Bearing or adopting children is not the only way to bring people to faith in Jesus Christ, but it’s proven again and again in history to be one of the most effective ones. You will have a natural, unusual, and God-given authority and influence on your own kids. It gives you the unique ability to structure their growth, speak into their hearts, and model God’s love. And they are a miracle, every one of them. Every new person — formed and sustained by God in their mother’s womb — is a stunning miracle (Psalm 139:13).
Children are a miracle worth making, which means they are a miracle worth planning and sacrificing for. Future generations of men and women will run the world, the church, and your local neighborhood. Who will those future men and women be? What kinds of homes will they experience? What lessons will they learn at age four and twelve and fifteen? When will they hear about Jesus? Who will be the Christian examples in their lives? It’s difficult to overestimate the lasting productivity and treasure of bearing children and training them to be men and women after God.
Of course, there are other ways — countless other ways — to invest in raising up future generations of young people. You can teach. You can mentor. You can support other parents. But nothing really replaces the lifelong, every-moment relationship, commitment, and responsibility of having them in your home, under your roof and care.
4. Among all the means of sanctification, marriage is one of the most effective crucibles for Christ-likeness.

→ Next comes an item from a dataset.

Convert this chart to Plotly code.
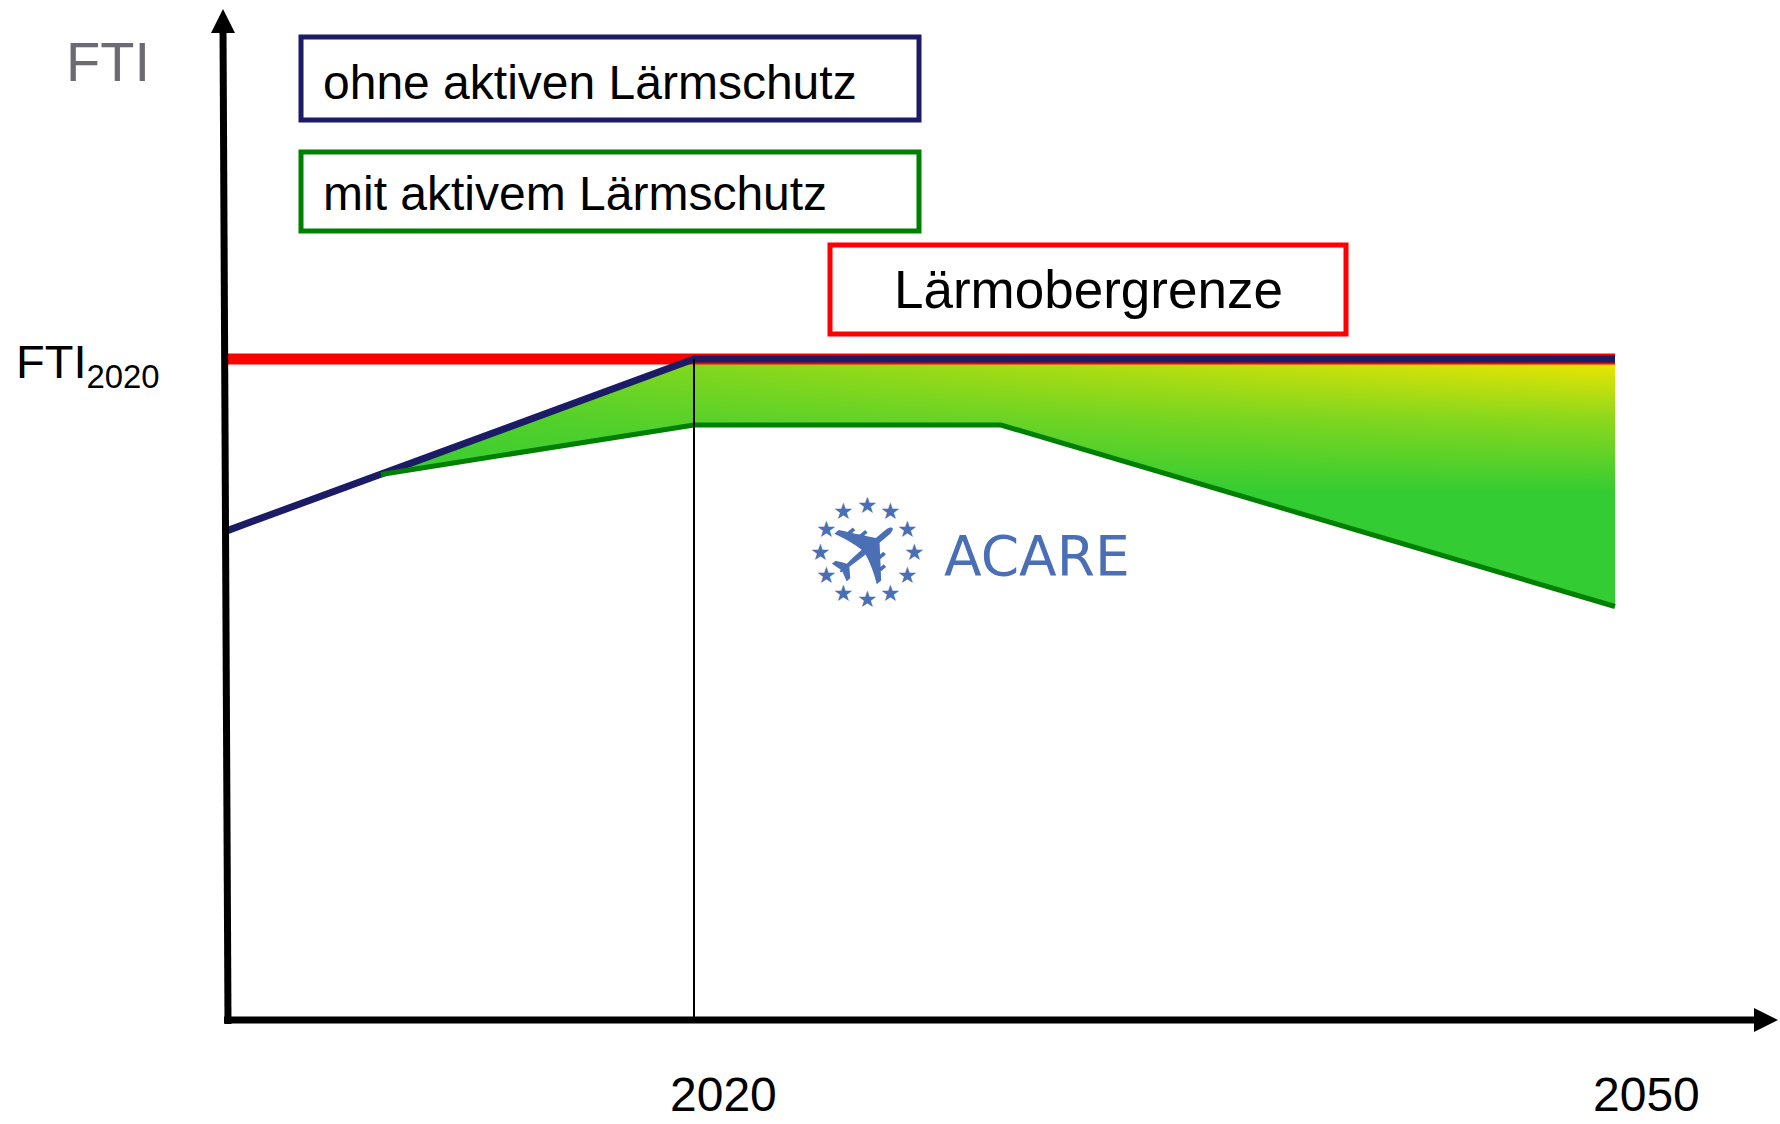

This one admittedly is inspired more by anecdote than a quote from the Bible, but it’s also fair to say it’s a common-sense conclusion. If you put two God-fearing, Jesus-following, but sinful people in such close proximity, with a covenant to keep them from running away, there will be tension, conflict, and hopefully change.
Perhaps the greatest means God has given us, under the Holy Spirit, for making us more like himself are the people in our lives who love us enough to confront our patterns of selfishness, unhealthiness, and sin. Marriage places that loving person with us in the same family, the same house, the same budget, and the same covenant promise. If God is unfailingly faithful to his promises, and the Spirit really is more powerful than our weaknesses, and we both truly want more of God, he’ll be using us to eradicate sin and cultivate righteousness in one another.

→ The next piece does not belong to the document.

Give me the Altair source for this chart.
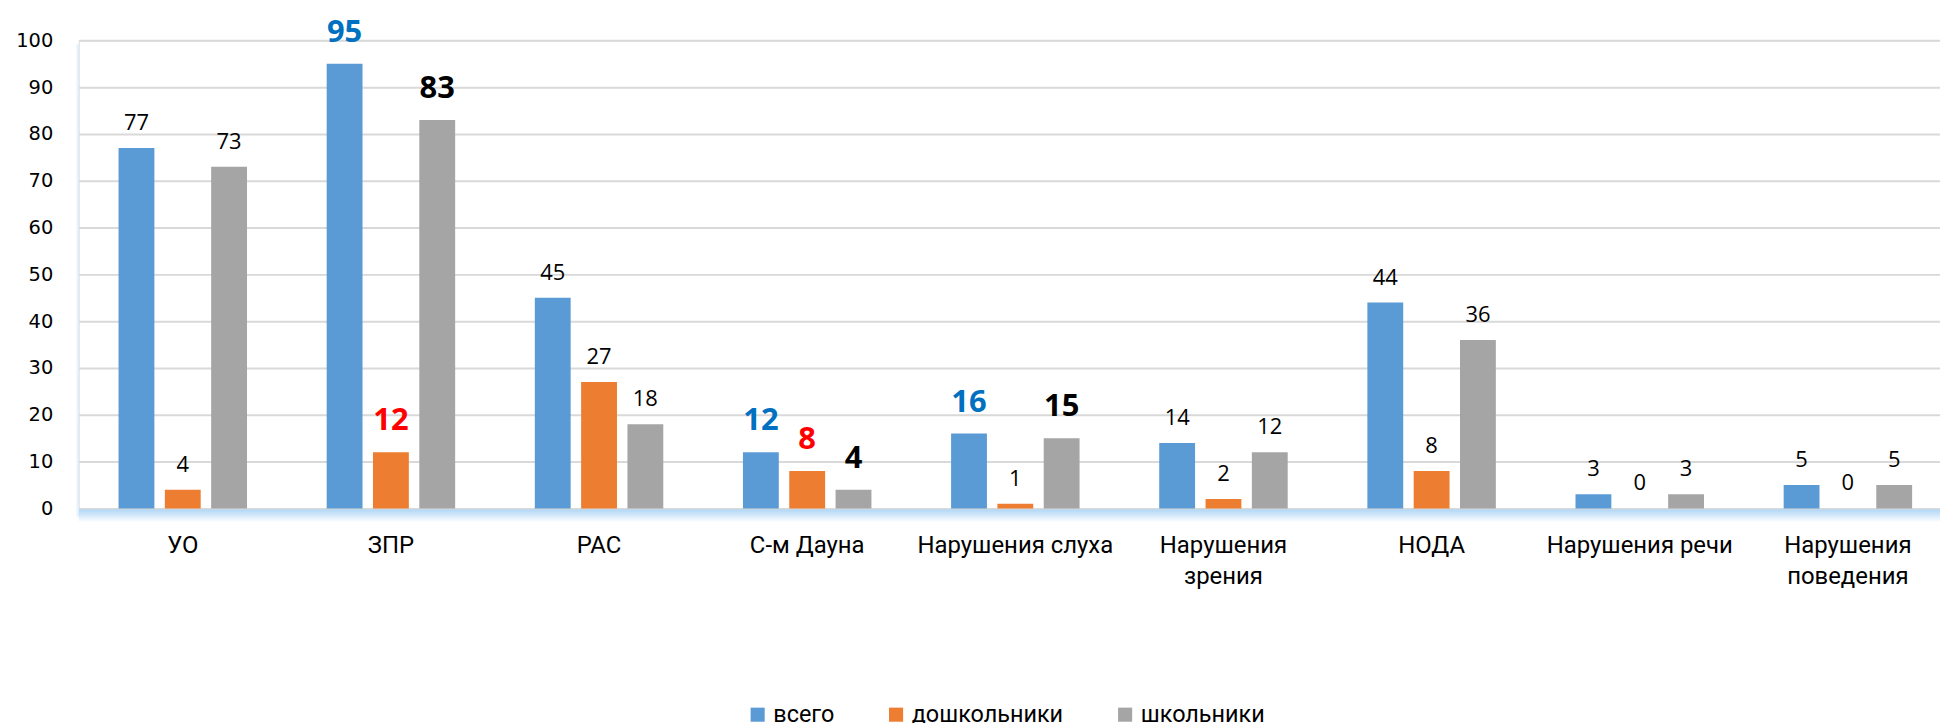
import altair as alt
import pandas as pd

categories = ["УО", "ЗПР", "РАС", "С-м Дауна", "Нарушения слуха",
              "Нарушения зрения", "НОДА", "Нарушения речи", "Нарушения поведения"]
series = ["всего", "дошкольники", "школьники"]
vsego = [77, 95, 45, 12, 16, 14, 44, 3, 5]
doshk = [4, 12, 27, 8, 1, 2, 8, 0, 0]
shk = [73, 83, 18, 4, 15, 12, 36, 3, 5]
bar_colors = ["#5B9BD5", "#ED7D31", "#A5A5A5"]
emph_colors = ["#0070C0", "#FF0000", "#000000"]
emph_vsego = [False, True, False, True, True, False, False, False, False]
emph_doshk = [False, True, False, True, False, False, False, False, False]
emph_shk = [False, True, False, True, True, False, False, False, False]
wrapped = ["Нарушения зрения", "Нарушения поведения"]
y_ticks = [0, 10, 20, 30, 40, 50, 60, 70, 80, 90, 100]

rows = []
for s, vals, emph, ec in zip(series, [vsego, doshk, shk],
                             [emph_vsego, emph_doshk, emph_shk], emph_colors):
    for c, v, e in zip(categories, vals, emph):
        rows.append({"cat": c, "series": s, "value": v, "emph": e,
                     "labcolor": ec if e else "#000000"})
df = pd.DataFrame(rows)

PLOT_W = 1881  # full category range (right part cut off like the reference)
label_expr = " || ".join(f"datum.label == '{w}'" for w in wrapped)
label_expr = f"({label_expr}) ? split(datum.label, ' ') : datum.label"

x_enc = alt.X("cat:N", sort=categories,
              scale=alt.Scale(range=[0, PLOT_W], paddingInner=0, paddingOuter=0),
              axis=alt.Axis(title=None, domain=False, ticks=False, tickSize=0,
                            labelAngle=0, labelFont="Roboto", labelFontSize=24,
                            labelColor="#000000", labelPadding=25,
                            labelLineHeight=31, labelLimit=400,
                            labelExpr=label_expr))
xo_enc = alt.XOffset("series:N", sort=series,
                     scale=alt.Scale(paddingInner=0.226, paddingOuter=0.86))
y_enc = alt.Y("value:Q", scale=alt.Scale(domain=[0, 100], nice=False),
              axis=alt.Axis(title=None, values=y_ticks, domain=False, ticks=False,
                            labelFont="DejaVu Sans", labelFontSize=19.5,
                            labelColor="#000000", labelPadding=26,
                            gridColor="#D9D9D9", gridWidth=2))

base = alt.Chart(df)

bars = base.mark_bar().encode(
    x=x_enc, xOffset=xo_enc, y=y_enc,
    color=alt.Color("series:N", sort=series,
                    scale=alt.Scale(domain=series, range=bar_colors),
                    legend=alt.Legend(title=None, orient="none", direction="horizontal",
                                      legendX=670, legendY=665,
                                      symbolType="square", symbolSize=200,
                                      symbolStrokeWidth=0, labelFont="Roboto",
                                      labelFontSize=23.5, labelColor="#000000",
                                      labelOffset=4, columnPadding=50,
                                      labelLimit=400))
)

labels_normal = base.transform_filter("!datum.emph").mark_text(
    font="Open Sans", fontSize=22, baseline="alphabetic", dy=-18, color="#000000"
).encode(x=x_enc, xOffset=xo_enc, y=y_enc, text="value:Q")

labels_bold = base.transform_filter("datum.emph").mark_text(
    font="Open Sans", fontSize=31, fontWeight="bold", baseline="alphabetic", dy=-22
).encode(x=x_enc, xOffset=xo_enc, y=y_enc, text="value:Q",
         color=alt.Color("labcolor:N", scale=None))

glow_df = pd.DataFrame({"k": [0]})
floor_glow = alt.Chart(glow_df).mark_rect(
    color=alt.Gradient(gradient="linear",
                       stops=[alt.GradientStop(color="#AFD6F6", offset=0),
                              alt.GradientStop(color="#FFFFFF", offset=1)],
                       x1=0, x2=0, y1=0, y2=1)
).encode(x=alt.value(0), x2=alt.value(PLOT_W), y=alt.value(471), y2=alt.value(484))

side_glow = alt.Chart(glow_df).mark_rect(
    color=alt.Gradient(gradient="linear",
                       stops=[alt.GradientStop(color="#FFFFFF", offset=0),
                              alt.GradientStop(color="#D6EAFB", offset=1)],
                       x1=0, x2=1, y1=0, y2=0)
).encode(x=alt.value(-3), x2=alt.value(0), y=alt.value(4), y2=alt.value(478))

chart = alt.layer(floor_glow, side_glow, bars, labels_normal, labels_bold).properties(
    width=1869, height=470,
    autosize=alt.AutoSizeParams(type="none"),
    padding={"left": 71, "top": 31, "right": 0, "bottom": 214},
).configure_view(stroke=None).configure(background="#FFFFFF")

chart.save("out.html", embed_options={"renderer": "svg", "actions": False})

5. Christian marriage declares the gospel more humbly, consistently, and clearly than almost any other kind of relationship we have in this life.
God’s counsel for marriage is cross-shaped. The path to the most beautiful, most powerful, most satisfying marriages is the road to Calvary. The Bible is clear that the behaviors and rhythms of the marriage covenant are a billboard of Christ’s forgiving, sacrificial, redeeming love for sinners. Paul repeats this in several ways, speaking to husbands and wives.
The husband is the head of the wife even as Christ is the head of the church, his body, and is himself its Savior. (Ephesians 5:23)Husbands, love your wives, as Christ loved the church and gave himself up for her. (Ephesians 5:25)“Therefore a man shall leave his father and mother and hold fast to his wife, and the two shall become one flesh.” This mystery is profound, and I am saying that it refers to Christ and the church.” (Ephesians 5:31–32)
You rarely see this kind of Christ-like love in other relationships because the stakes are never as high. A husband and wife have covenanted before God to love each other until death. There are no exit ramps or escape hatches. That might sound scary to some, but we were made for this kind of love — covenantal, enduring, lavish, promise-keeping love. It’s how God loves us, and it’s the kind of love that confirms — tangibly and regularly — the gospel we share with our needy world.
Marriage cannot make you complete or happy. Only God will ever satisfy the deepest longings and ambitions you have. But God also made marriage, and he wants lots and lots of his children to experience it, because he loves them. He wants them to make the lifelong promises, to do the everyday hard work, and to enjoy the deep and abiding streams of his grace unique to that relationship.